Last week the Urban County Council received deserved congratulations for voting unanimously to fund affordable housing and homelessness initiatives.
Both projects — jump-started this year with funds from a budget surplus — promise to make Lexington a better place to live, not only for those who will receive the services but for the entire community.
It is very hard to be productive without stable, safe, secure housing, something many of us take for granted.
When housing problems make it difficult for adults to find and keep jobs and for kids to get to school and do well there, the entire community loses.
The council also took an important, less-heralded step to support neighborhoods afflicted by blighted and neglected buildings by approving a tax increase for properties that have been certified as abandoned and vacant.
The increase, $1 for every $1,000 of assessed value, would raise taxes on a $100,000 home from $1,164 a year to $2,164, for example.
Only two council members voted against the added tax, Ed Lane and Jennifer Scutchfield.
To be certified as abandoned, a building must not have had water service for more than 12 months, have had previous building-code violations or have been reported as vacant or abandoned.
Once a property has been certified as abandoned, owners are notified and have the opportunity to appeal the certification or improve the property to avoid the additional tax.
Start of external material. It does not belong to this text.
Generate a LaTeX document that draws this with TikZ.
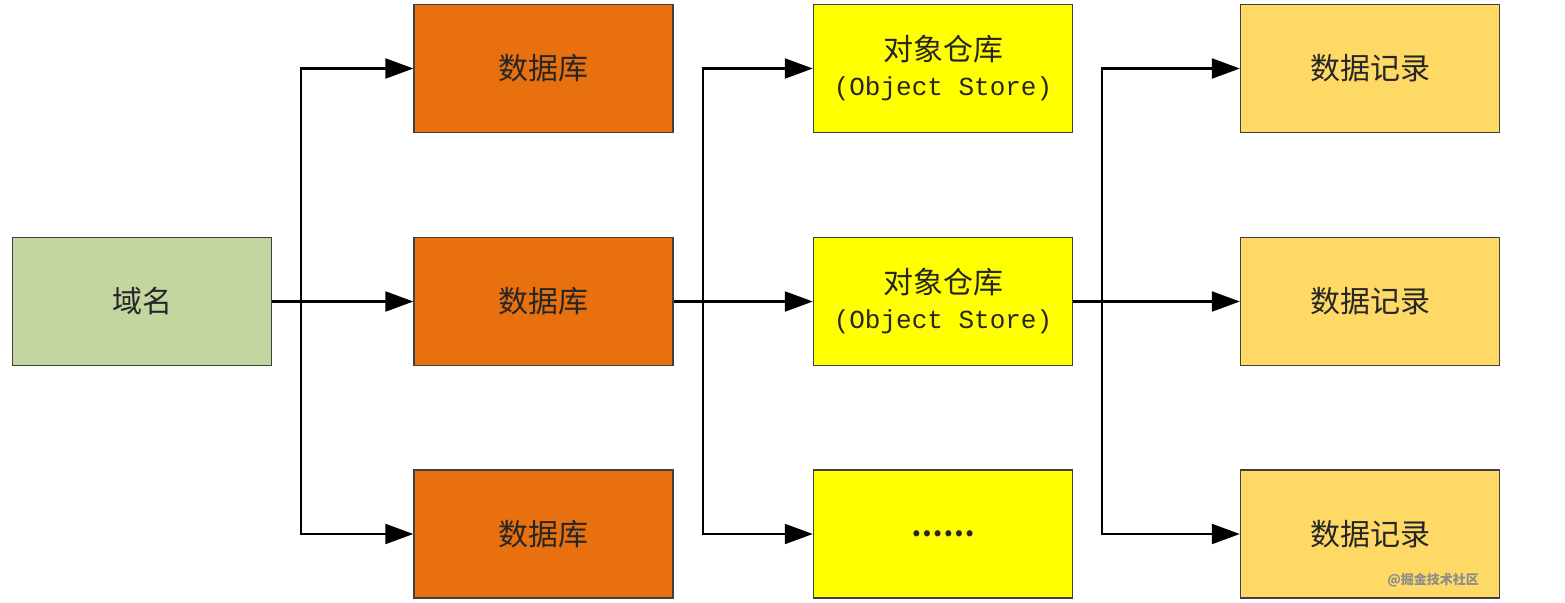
\documentclass[tikz,border=0pt]{standalone}
\usepackage{fontspec}
\newfontfamily\cjk{Noto Sans CJK SC}
\newfontfamily\mono{Liberation Mono}
\usetikzlibrary{arrows.meta}
\definecolor{cgreen}{HTML}{C4D6A0}
\definecolor{corange}{HTML}{E8700E}
\definecolor{cyellow}{HTML}{FFFF00}
\definecolor{clight}{HTML}{FFD966}
\definecolor{cborder}{HTML}{404040}
\begin{document}
\begin{tikzpicture}[x=1pt,y=-1pt,
  box/.style={draw=cborder,line width=1.4pt,minimum width=259pt,minimum height=128pt,inner sep=0pt,align=center,text=black!85,font=\cjk\fontsize{30}{35}\selectfont},
  conn/.style={line width=2.2pt,-{Triangle[length=28pt,width=20pt]}},
  bare/.style={line width=2.2pt}]
\useasboundingbox (0,0) rectangle (1565,602);
\node[box,fill=cgreen] (dm) at (142,301.5) {域名};
\node[box,fill=corange] (db1) at (543.5,68.5) {数据库};
\node[box,fill=corange] (db2) at (543.5,301.5) {数据库};
\node[box,fill=corange] (db3) at (543.5,534) {数据库};
\node[box,fill=cyellow] (os1) at (943,68.5) {对象仓库\\[0pt]{\mono\fontsize{26}{30}\selectfont(Object Store)}};
\node[box,fill=cyellow] (os2) at (943,301.5) {对象仓库\\[0pt]{\mono\fontsize{26}{30}\selectfont(Object Store)}};
\node[box,fill=cyellow] (os3) at (943,534) {\textbf{\fontsize{28}{32}\selectfont ……}};
\node[box,fill=clight] (dr1) at (1370,68.5) {数据记录};
\node[box,fill=clight] (dr2) at (1370,301.5) {数据记录};
\node[box,fill=clight] (dr3) at (1370,534) {数据记录};
\coordinate (j1) at (301,301.5);
\coordinate (j2) at (703,301.5);
\coordinate (j3) at (1102,301.5);
\draw[bare] (dm.east) -- (j1);
\draw[bare] (db2.east) -- (j2);
\draw[bare] (os2.east) -- (j3);
\draw[conn] (j1) |- (db1.west);
\draw[conn] (j1) -- (db2.west);
\draw[conn] (j1) |- (db3.west);
\draw[conn] (j2) |- (os1.west);
\draw[conn] (j2) -- (os2.west);
\draw[conn] (j2) |- (os3.west);
\draw[conn] (j3) |- (dr1.west);
\draw[conn] (j3) -- (dr2.west);
\draw[conn] (j3) |- (dr3.west);
\node[font=\cjk\bfseries\fontsize{13}{15}\selectfont,inner sep=0pt,text=black!45] (wm) at (1433,580.5) {@掘金技术社区};
\end{tikzpicture}
\end{document}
The point isn't to punish owners or to raise revenue but to encourage owners to fix their properties or sell them to someone who will. So rather than continue on a course of demolition by neglect, a property would be returned to productive use.
This is an important protection for neighbors who suffer from living near abandoned properties.
Not only do they depress property values, they often house unwanted tenants, whether humans engaged in criminal activity or animal pests, that can be dangerous for those living or working nearby.
Neighborhoods are the backbone of any community. For Lexington to prosper. families must feel secure investing in their homes without fear of losing value and safety because the owner of a nearby property can't or won't maintain it.
This measure helps give them that security.